The Zulus are the biggest single population group in SA, and in 1994 they threatened to boycott the elections unless they got their homeland, KwaZulu. Eventually the powers that be relented, hence the Ingonyama Trust, controlled solely by the Zulu king — a form of dictatorship.
This is now a country within a country, virtually independent of the laws that prevail in SA. The elite of the Ingonyama Trust control KwaZulu as they see fit. The trust is the biggest single landowner in SA and is funded by the taxpayer.
What does this mean for SA? Tribalism will become progressively entrenched as only uneducated people will support this system. The trust will see to it that this status quo prevails. It is all about hanging on to power, not democracy.
No-one can own property in KwaZulu; you live at the discretion of the king, making it a nation of squatters/tenants. After all, who is going to improve property they do not own and can get evicted from at the king’s discretion? The only way for the elite to keep their grip on the reins of power is to entrench ignorance.

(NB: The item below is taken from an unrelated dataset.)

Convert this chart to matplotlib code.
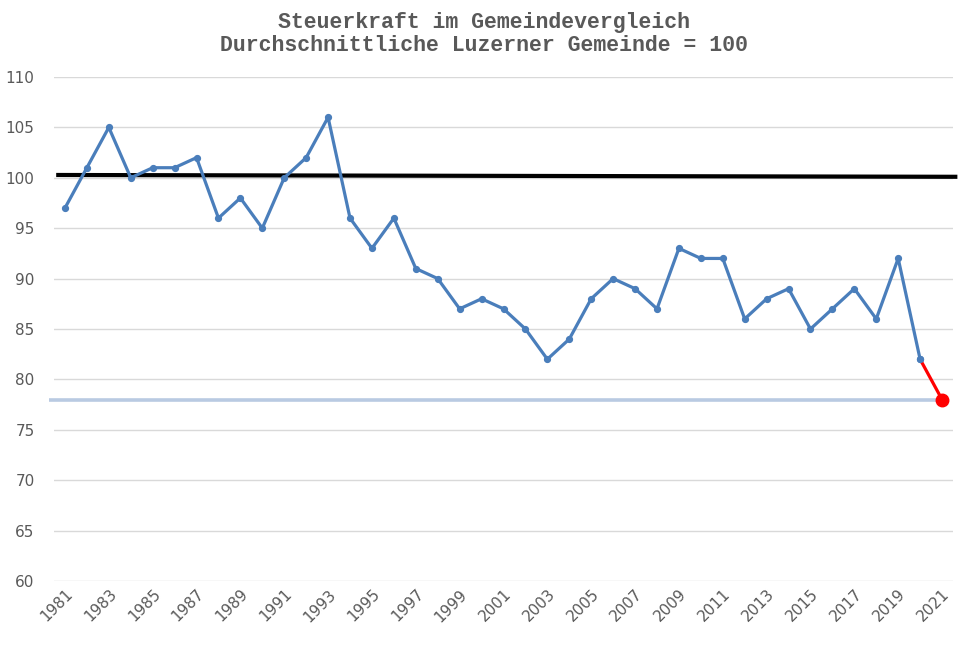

Expect schools, businesses and libraries to burn down from time to time. Political dissidents/opponents will be eliminated and, unfortunately, KwaZulu-Natal will sink further into dysfunctionality. SA has three economic powerhouse provinces, but I fear at some point in the not-too-distant future it will have only two.
Businesses in KwaZulu-Natal are reviewing their options after what happened three months ago. They ask themselves if it can happen again, and unfortunately it can. The future of the province is in the hands of those citizens living north of Durban, and they have another agenda — power at all costs.
Also, please remember: If you are going to loot, do so carefully and responsibly (a quote from Duduzane Zuma, the former president’s son).